KUHP Baru: Mimpi Reformasi Hukum, atau Karpet Merah untuk Residivis Berbaju Elite?

*Oleh: Dinar Mahardika S.H., M.H., dosen Fakultas Hukum Universitas Pancasakti Tegal.

 

Reformasi hukum pidana nasional akhirnya mengudara. Setelah hampir satu abad menggunakan warisan hukum kolonial, Indonesia secara resmi memiliki Kitab Undang-Undang Hukum Pidana (KUHP) sendiri melalui UU No. 1 Tahun 2023. Euforia pembaruan ini disambut dengan berbagai harapan—dari kedaulatan hukum nasional, hingga penyesuaian terhadap nilai sosial budaya lokal.

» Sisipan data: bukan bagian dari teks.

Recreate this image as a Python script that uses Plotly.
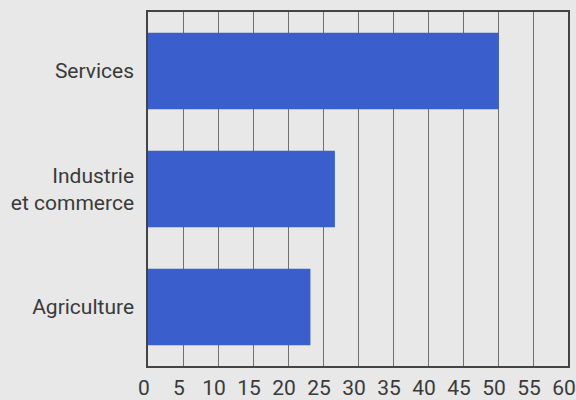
import plotly.graph_objects as go

# Répartition de l'emploi par secteur (%)
categories = ["Agriculture", "Industrie<br>et commerce", "Services"]
values = [23.2, 26.7, 50.1]
tick_vals = list(range(0, 61, 5))

bar_color = "#3a5fcd"
bg_color = "#e7e8e7"
text_color = "#3a3a3a"
font_family = "Roboto, Liberation Sans, sans-serif"

fig = go.Figure(
    go.Bar(
        x=values,
        y=categories,
        orientation="h",
        width=0.65,
        marker=dict(color=bar_color, line=dict(width=0)),
    )
)

fig.update_layout(
    width=576,
    height=400,
    margin=dict(l=148, r=8, t=12, b=34),
    paper_bgcolor=bg_color,
    plot_bgcolor=bg_color,
    showlegend=False,
    bargap=0.35,
    font=dict(family=font_family, color=text_color, size=21),
)

fig.update_xaxes(
    range=[0, 60],
    tickvals=tick_vals,
    ticktext=[str(v) for v in tick_vals],
    automargin=False,
    showgrid=True,
    gridcolor="#707070",
    gridwidth=1,
    zeroline=False,
    showline=True,
    linecolor="#444444",
    linewidth=1.5,
    mirror=True,
    ticks="",
    ticklabelshift=-4,
    ticklabelstandoff=2,
    ticklabeloverflow="allow",
    tickfont=dict(size=21, family=font_family, color=text_color),
)

fig.update_yaxes(
    range=[-0.5, 2.5],
    automargin=False,
    showgrid=False,
    zeroline=False,
    showline=True,
    linecolor="#444444",
    linewidth=1.5,
    mirror=True,
    ticks="",
    ticklabelstandoff=8,
    tickfont=dict(size=21, family=font_family, color=text_color),
)

fig.write_html("out.html")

Namun di balik gemerlap semangat nasionalisme hukum tersebut, ada keresahan diam-diam yang muncul dari kalangan pemasyarakatan dan praktisi hukum. KUHP baru justru dikhawatirkan menjadi karpet merah bagi pelaku kejahatan berkerah putih, dan meninggalkan pekerjaan rumah serius bagi lembaga pemasyarakatan serta dunia advokasi.

Bacaan Lainnya

Lapas dan Ancaman Dekriminalisasi Terselubung Salah satu perubahan paling kentara dalam KUHP baru adalah pendekatannya yang semakin restoratif dan alternatif terhadap pemidanaan, khususnya terhadap pelaku tindak pidana yang dianggap ringan atau tidak membahayakan secara langsung.

Sekilas, pendekatan ini tampak progresif. Namun jika ditelaah lebih dalam, justru ada ruang abu-abu yang bisa menormalkan impunitas terselubung, terutama pada pelaku kejahatan ekonomi dan jabatan. Dengan pendekatan ini, banyak pelaku kejahatan—termasuk potensi pelaku korupsi—bisa lolos dari pemidanaan penuh, cukup dengan perjanjian damai atau pengembalian kerugian negara.

Akibatnya, fungsi Lapas sebagai instrumen pembinaan dan efek jera tereduksi menjadi formalitas administratif semata. Lapas akan mengalami penurunan kuantitas penghuni, tetapi bukan karena masyarakat menjadi lebih taat hukum, melainkan karena pintu hukum yang dibuka lebih lebar bagi pelaku tertentu.

Model pemidanaan yang lunak ini tidak akan menyelesaikan masalah laten di dalam Lapas, seperti tumpang tindih kebijakan pembinaan, minimnya pendekatan psikologis dalam proses rehabilitasi narapidana, serta ketimpangan antara pelaku kejahatan biasa dengan kejahatan elite yang kerap diperlakukan berbeda.

Pembaruan hukum pidana yang tidak diikuti reformasi pemasyarakatan hanya akan memperkuat paradoks hukum: hukum menjadi keras ke bawah, lunak ke atas. Advokat dan “Keuntungan” dari Celah Interpretasi

KUHP baru mengandung banyak norma yang membuka ruang interpretasi luas. Misalnya, pasal-pasal yang mengatur soal penghinaan, perbuatan asusila, dan perbuatan yang bertentangan dengan nilai kesusilaan dan ketertiban umum.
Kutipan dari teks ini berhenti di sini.